• _DIRECTIONS FOR THIS TASK_
Make an exact copy of the lines, leaving the pictures out.

• _DATA PROVIDED_
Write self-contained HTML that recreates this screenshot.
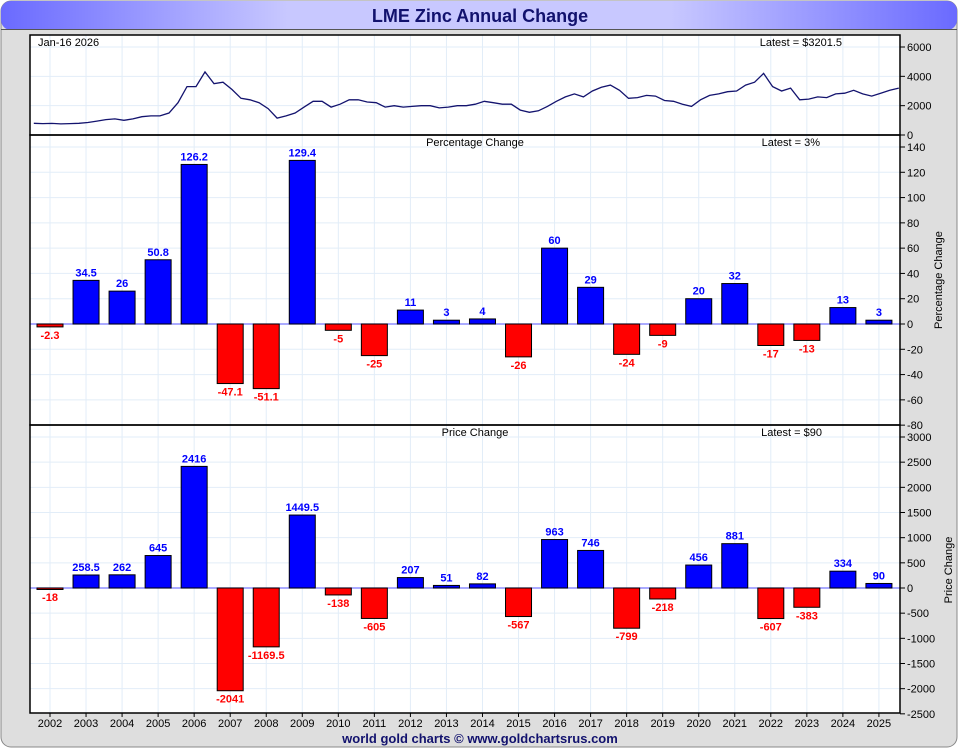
<!DOCTYPE html>
<html><head><meta charset="utf-8"><style>
body{margin:0;width:960px;height:750px;overflow:hidden;background:#fff;font-family:"Liberation Sans",sans-serif}
</style></head><body>
<svg id="c" width="960" height="750" xmlns="http://www.w3.org/2000/svg">
<defs><linearGradient id="tg" x1="0" x2="1"><stop offset="0" stop-color="#6a6aff"/><stop offset="0.3" stop-color="#c8c8ff"/><stop offset="0.7" stop-color="#c8c8ff"/><stop offset="1" stop-color="#6a6aff"/></linearGradient></defs>
<rect x="1" y="1" width="956" height="746" rx="10" fill="#dedede" stroke="#888"/>
<rect x="1" y="1" width="956" height="29" rx="10" fill="url(#tg)"/>
<line x1="1" y1="29.5" x2="957" y2="29.5" stroke="#555"/>
<text x="480" y="22" text-anchor="middle" font-size="18" font-weight="bold" fill="#12126e">LME Zinc Annual Change</text>
<rect x="30" y="35" width="870" height="678" fill="#fff"/>
<g id="g"></g>
<text x="480" y="743" text-anchor="middle" font-size="13" font-weight="bold" fill="#12126e">world gold charts © www.goldchartsrus.com</text>
</svg>
<script>
const years=[2002,2003,2004,2005,2006,2007,2008,2009,2010,2011,2012,2013,2014,2015,2016,2017,2018,2019,2020,2021,2022,2023,2024,2025];
const pctValues=[-2.3,34.5,26,50.8,126.2,-47.1,-51.1,129.4,-5,-25,11,3,4,-26,60,29,-24,-9,20,32,-17,-13,13,3];
const priceValues=[-18,258.5,262,645,2416,-2041,-1169.5,1449.5,-138,-605,207,51,82,-567,963,746,-799,-218,456,881,-607,-383,334,90];
const pctTicks=[140,120,100,80,60,40,20,0,-20,-40,-60,-80];
const priceTicks=[3000,2500,2000,1500,1000,500,0,-500,-1000,-1500,-2000,-2500];
const topTicks=[6000,4000,2000,0];
const zincQuarterly=[800,780,790,760,780,800,850,950,1050,1100,1000,1100,1250,1300,1300,1500,2200,3300,3300,4300,3500,3600,3100,2500,2400,2200,1800,1150,1300,1500,1900,2300,2300,1900,2100,2400,2400,2250,2200,1900,2000,1900,1950,2000,2000,1850,1900,2000,2000,2100,2300,2200,2100,2100,1700,1550,1650,1950,2300,2600,2800,2600,3000,3250,3400,3050,2500,2550,2700,2650,2350,2300,2100,1950,2400,2700,2800,2950,3000,3400,3600,4200,3300,3000,3200,2400,2450,2600,2550,2800,2850,3050,2800,2650,2850,3050,3200];
const NS="http://www.w3.org/2000/svg",g=document.getElementById('g');
function mk(t,a,txt){const e=document.createElementNS(NS,t);for(const k in a)e.setAttribute(k,a[k]);if(txt!==undefined)e.textContent=txt;g.appendChild(e);return e;}
const L=30,R=900;
const xc=i=>50+i*36.04;
const xt=t=>32+(t-2002)*36.04;
function grid(top,bot,ticks,ys,name){
 years.forEach((y,i)=>{const l=mk('line',{x1:xc(i),x2:xc(i),y1:top,y2:bot,stroke:'#e2edf8'});
 
 });
 ticks.forEach(v=>{const y=ys(v);
  if(y>top+1&&y<bot-1){const l=mk('line',{x1:L,x2:R,y1:y,y2:y,stroke:'#e2edf8'});
  
  }
  mk('line',{x1:R,x2:R+5,y1:y,y2:y,stroke:'#000'});
  const t=mk('text',{x:R+7,y:y+4,'font-size':11,fill:'#000'},v);
  
  });
}
// top panel
const yTop=v=>135-v*(88/6000);
grid(35,135,topTicks,yTop,'top');
let d='';zincQuarterly.forEach((v,i)=>{d+=(i?'L':'M')+xt(2002+i/4+0.05).toFixed(1)+','+yTop(v).toFixed(1);});
const pl=mk('path',{d:d,fill:'none',stroke:'#13136e','stroke-width':1.3});


// bar panels
const yPct=v=>324-v*(177/140);
const yPr=v=>588-v*(151/3000);
function bars(vals,ys,name,top,bot,ticks){
 grid(top,bot,ticks,ys,name);
 const z=ys(0);
 mk('line',{x1:L,x2:R,y1:z,y2:z,stroke:'#7777ff','stroke-width':1.2});
 vals.forEach((v,i)=>{const y=ys(v),pos=v>=0;
  const r=mk('rect',{x:xc(i)-13,y:Math.min(y,z),width:26,height:Math.max(Math.abs(z-y),1.5),fill:pos?'#0000ff':'#ff0000',stroke:'#000','stroke-width':1});
  
  
  const t=mk('text',{x:xc(i),y:pos?y-4:Math.max(y,z)+12,'text-anchor':'middle','font-size':11,'font-weight':'bold',fill:pos?'#0000ff':'#ff0000'},v);
  
  });
}
bars(pctValues,yPct,'pct',135,425,pctTicks);
bars(priceValues,yPr,'price',425,713,priceTicks);
years.forEach((y,i)=>{mk('line',{x1:xc(i),x2:xc(i),y1:713,y2:717,stroke:'#000'});
 const t=mk('text',{x:xc(i),y:727,'text-anchor':'middle','font-size':11,fill:'#000'},y);
 
 });
// borders
[[35,135],[135,425],[425,713]].forEach(([a,b])=>{mk('rect',{x:L,y:a,width:R-L,height:b-a,fill:'none',stroke:'#000','stroke-width':1.5});});
function lab(x,y,s,anch,name,rot){const t=mk('text',{x:x,y:y,'font-size':11,fill:'#000','text-anchor':anch||'start'},s);
 if(rot)t.setAttribute('transform','rotate(-90 '+x+' '+y+')');
 
 }
lab(38,46,'Jan-16  2026','start','date-label');
lab(842,46,'Latest = $3201.5','end','latest-price-label');
lab(475,146,'Percentage Change','middle','pct-panel-title');
lab(820,146,'Latest = 3%','end','latest-pct-label');
lab(475,436,'Price Change','middle','price-panel-title');
lab(822,436,'Latest = $90','end','latest-change-label');
lab(942,280,'Percentage Change','middle','pct-axis-title',true);
lab(952,570,'Price Change','middle','price-axis-title',true);
</script>
</body></html>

• _EXERCISE RESPONSE_
Write self-contained HTML that recreates this screenshot.
<!DOCTYPE html>
<html><head><meta charset="utf-8"><style>
body{margin:0;width:960px;height:750px;overflow:hidden;background:#fff;font-family:"Liberation Sans",sans-serif}
</style></head><body>
<svg id="c" width="960" height="750" xmlns="http://www.w3.org/2000/svg">
<defs><linearGradient id="tg" x1="0" x2="1"><stop offset="0" stop-color="#6a6aff"/><stop offset="0.3" stop-color="#c8c8ff"/><stop offset="0.7" stop-color="#c8c8ff"/><stop offset="1" stop-color="#6a6aff"/></linearGradient></defs>
<rect x="1" y="1" width="956" height="746" rx="10" fill="#dedede" stroke="#888"/>
<rect x="1" y="1" width="956" height="29" rx="10" fill="url(#tg)"/>
<line x1="1" y1="29.5" x2="957" y2="29.5" stroke="#555"/>
<text x="480" y="22" text-anchor="middle" font-size="18" font-weight="bold" fill="#12126e">LME Zinc Annual Change</text>
<rect x="30" y="35" width="870" height="678" fill="#fff"/>
<g id="g"></g>
<text x="480" y="743" text-anchor="middle" font-size="13" font-weight="bold" fill="#12126e">world gold charts © www.goldchartsrus.com</text>
</svg>
<script>
const years=[2002,2003,2004,2005,2006,2007,2008,2009,2010,2011,2012,2013,2014,2015,2016,2017,2018,2019,2020,2021,2022,2023,2024,2025];
const pctValues=[-2.3,34.5,26,50.8,126.2,-47.1,-51.1,129.4,-5,-25,11,3,4,-26,60,29,-24,-9,20,32,-17,-13,13,3];
const priceValues=[-18,258.5,262,645,2416,-2041,-1169.5,1449.5,-138,-605,207,51,82,-567,963,746,-799,-218,456,881,-607,-383,334,90];
const pctTicks=[140,120,100,80,60,40,20,0,-20,-40,-60,-80];
const priceTicks=[3000,2500,2000,1500,1000,500,0,-500,-1000,-1500,-2000,-2500];
const topTicks=[6000,4000,2000,0];
const zincQuarterly=[800,780,790,760,780,800,850,950,1050,1100,1000,1100,1250,1300,1300,1500,2200,3300,3300,4300,3500,3600,3100,2500,2400,2200,1800,1150,1300,1500,1900,2300,2300,1900,2100,2400,2400,2250,2200,1900,2000,1900,1950,2000,2000,1850,1900,2000,2000,2100,2300,2200,2100,2100,1700,1550,1650,1950,2300,2600,2800,2600,3000,3250,3400,3050,2500,2550,2700,2650,2350,2300,2100,1950,2400,2700,2800,2950,3000,3400,3600,4200,3300,3000,3200,2400,2450,2600,2550,2800,2850,3050,2800,2650,2850,3050,3200];
const NS="http://www.w3.org/2000/svg",g=document.getElementById('g');
function mk(t,a,txt){const e=document.createElementNS(NS,t);for(const k in a)e.setAttribute(k,a[k]);if(txt!==undefined)e.textContent=txt;g.appendChild(e);return e;}
const L=30,R=900;
const xc=i=>50+i*36.04;
const xt=t=>32+(t-2002)*36.04;
function grid(top,bot,ticks,ys,name){
 years.forEach((y,i)=>{const l=mk('line',{x1:xc(i),x2:xc(i),y1:top,y2:bot,stroke:'#e2edf8'});
 
 });
 ticks.forEach(v=>{const y=ys(v);
  if(y>top+1&&y<bot-1){const l=mk('line',{x1:L,x2:R,y1:y,y2:y,stroke:'#e2edf8'});
  
  }
  mk('line',{x1:R,x2:R+5,y1:y,y2:y,stroke:'#000'});
  const t=mk('text',{x:R+7,y:y+4,'font-size':11,fill:'#000'},v);
  
  });
}
// top panel
const yTop=v=>135-v*(88/6000);
grid(35,135,topTicks,yTop,'top');
let d='';zincQuarterly.forEach((v,i)=>{d+=(i?'L':'M')+xt(2002+i/4+0.05).toFixed(1)+','+yTop(v).toFixed(1);});
const pl=mk('path',{d:d,fill:'none',stroke:'#13136e','stroke-width':1.3});


// bar panels
const yPct=v=>324-v*(177/140);
const yPr=v=>588-v*(151/3000);
function bars(vals,ys,name,top,bot,ticks){
 grid(top,bot,ticks,ys,name);
 const z=ys(0);
 mk('line',{x1:L,x2:R,y1:z,y2:z,stroke:'#7777ff','stroke-width':1.2});
 vals.forEach((v,i)=>{const y=ys(v),pos=v>=0;
  const r=mk('rect',{x:xc(i)-13,y:Math.min(y,z),width:26,height:Math.max(Math.abs(z-y),1.5),fill:pos?'#0000ff':'#ff0000',stroke:'#000','stroke-width':1});
  
  
  const t=mk('text',{x:xc(i),y:pos?y-4:Math.max(y,z)+12,'text-anchor':'middle','font-size':11,'font-weight':'bold',fill:pos?'#0000ff':'#ff0000'},v);
  
  });
}
bars(pctValues,yPct,'pct',135,425,pctTicks);
bars(priceValues,yPr,'price',425,713,priceTicks);
years.forEach((y,i)=>{mk('line',{x1:xc(i),x2:xc(i),y1:713,y2:717,stroke:'#000'});
 const t=mk('text',{x:xc(i),y:727,'text-anchor':'middle','font-size':11,fill:'#000'},y);
 
 });
// borders
[[35,135],[135,425],[425,713]].forEach(([a,b])=>{mk('rect',{x:L,y:a,width:R-L,height:b-a,fill:'none',stroke:'#000','stroke-width':1.5});});
function lab(x,y,s,anch,name,rot){const t=mk('text',{x:x,y:y,'font-size':11,fill:'#000','text-anchor':anch||'start'},s);
 if(rot)t.setAttribute('transform','rotate(-90 '+x+' '+y+')');
 
 }
lab(38,46,'Jan-16  2026','start','date-label');
lab(842,46,'Latest = $3201.5','end','latest-price-label');
lab(475,146,'Percentage Change','middle','pct-panel-title');
lab(820,146,'Latest = 3%','end','latest-pct-label');
lab(475,436,'Price Change','middle','price-panel-title');
lab(822,436,'Latest = $90','end','latest-change-label');
lab(942,280,'Percentage Change','middle','pct-axis-title',true);
lab(952,570,'Price Change','middle','price-axis-title',true);
</script>
</body></html>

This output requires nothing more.